Burien is a city approximately 10 miles south of Seattle. The city is home to a community theater company known as Burien Little Theater. Since 1999, the theater has held an annual competition, The Bill and Peggy Hunt Playwrights Festival, whose goal is “to encourage, promote and showcase previously unproduced theatre works written by Washington state residents.”

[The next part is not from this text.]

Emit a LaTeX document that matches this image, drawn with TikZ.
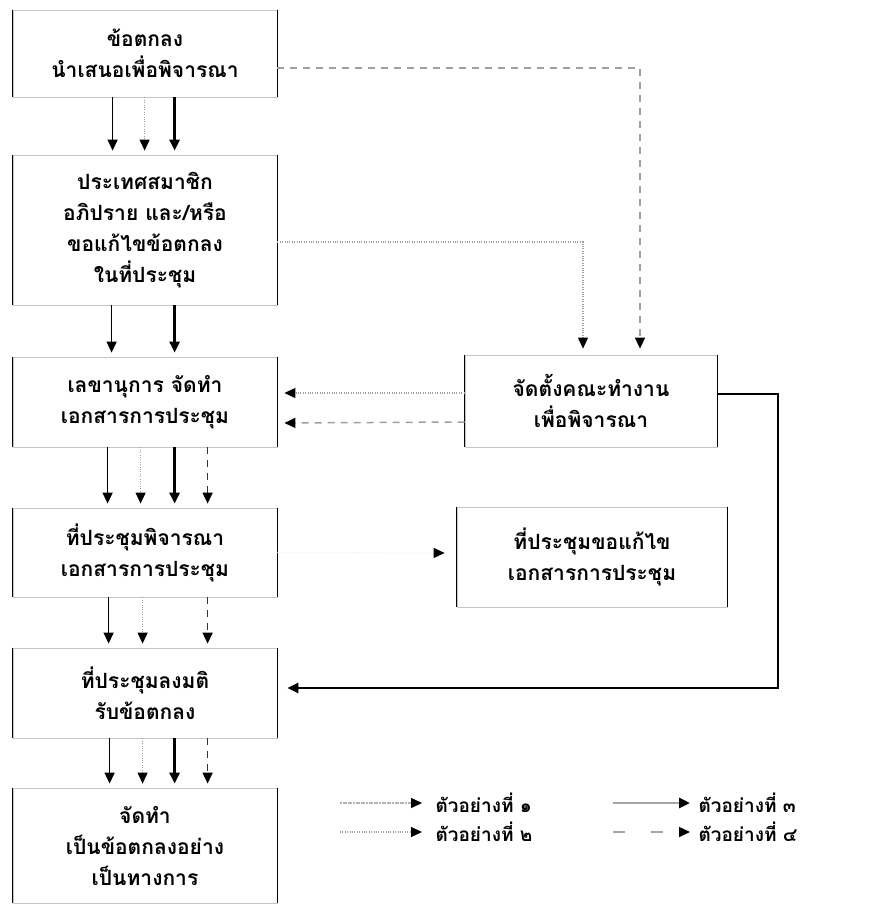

This year’s winning selection, a play entitled Unfound Fossils, is a work of fiction which uses the murder of Paul Stine as its starting point. The synopsis of the play:
“Unfound Fossils” is a psychological drama about a serial killer. October 11, 2009, marked the 40th anniversary of an infamous San Francisco shooting death, which put the exclamation point on the tumultuous summer of 1969. On that foggy October night in the ’60s, two men in their underpants, post-coital, lounge in the bedroom of a Presidio Heights mansion, not far from the scene of the freshly committed murder. As the police search the nearby Presidio, one of these men will come to realize the other is a killer. In Act II, and elderly man named Bill shows up in the fall of 2005 at the Seattle office of a 40-something psychologist and former FBI profiler, Dr. Maureen Campbell. When Bill’s revelations about the 1969 San Francisco shooting death threatens the “facts” in her soon-to-be released crime book, Dr. Campbell does her best to discredit Bill, leaving him no choice but to threaten her in other ways.